On the other hand, when college professors can’t see their former students as their peers, it’s just annoying.
A few years ago, I was looking for an art historian to contribute an introductory essay to a catalog of my work. In my extensive search, I ended up writing two crucial letters, one to a former professor and one to Richard Brilliant, a prominent art historian. The letters had a similar message: I asked both of them if they could recommend a writer who would be good for my project.
My former professor responded by giving me the names of two people who had graduated from the art history department at the same time as I was finishing up my studio major. These people had just earned Masters from writing programs.
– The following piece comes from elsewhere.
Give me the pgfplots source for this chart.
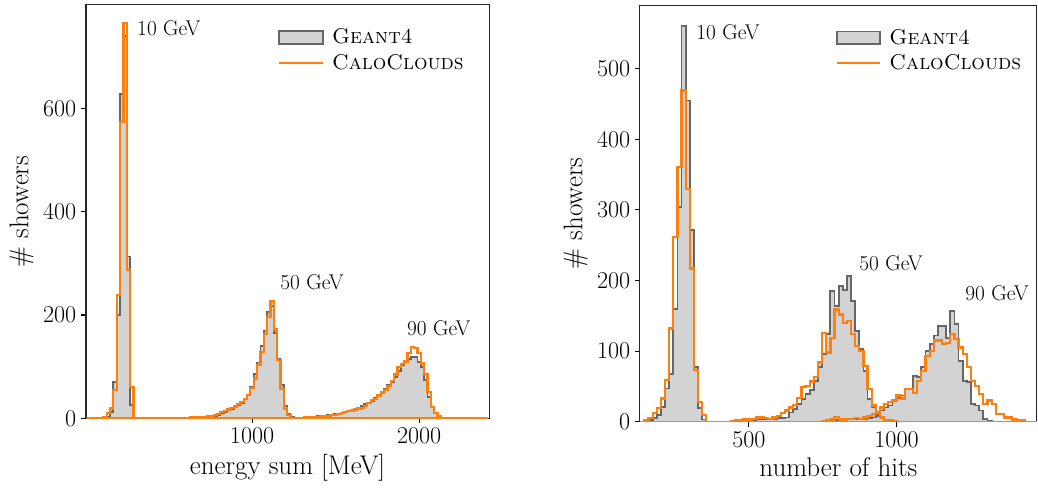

They didn’t have résumés as writers beyond their degrees, and, to me, they did not seem like a rational match for an artist who had spent the years since college working as an artist.
Meanwhile, Richard Brilliant responded to my query by offering to write the essay himself.
Neophobia. That’s what I call it. It’s the fear of the up-and-coming, and it’s caused by the belief that these new players will take your slice of the pie. More specifically, it’s the fear of those whom you have mentored too well.
This fear is one of the reasons that I don’t like the academic world. It seems to me that too many professors in the arts would rather have spent their lives doing instead of teaching. So when former students do instead of teach, jealousy intervenes, and the people who have spent their lives the wrong way forget that they chose to teach.
Maybe I’m way off. Maybe this is just the circle of life, and maybe one day I’ll feel the pangs of neophobia too even if I don’t become a professor. But if I do ever fear those I’ve mentored, I hope that they call me out for the ridiculous behavior that it is.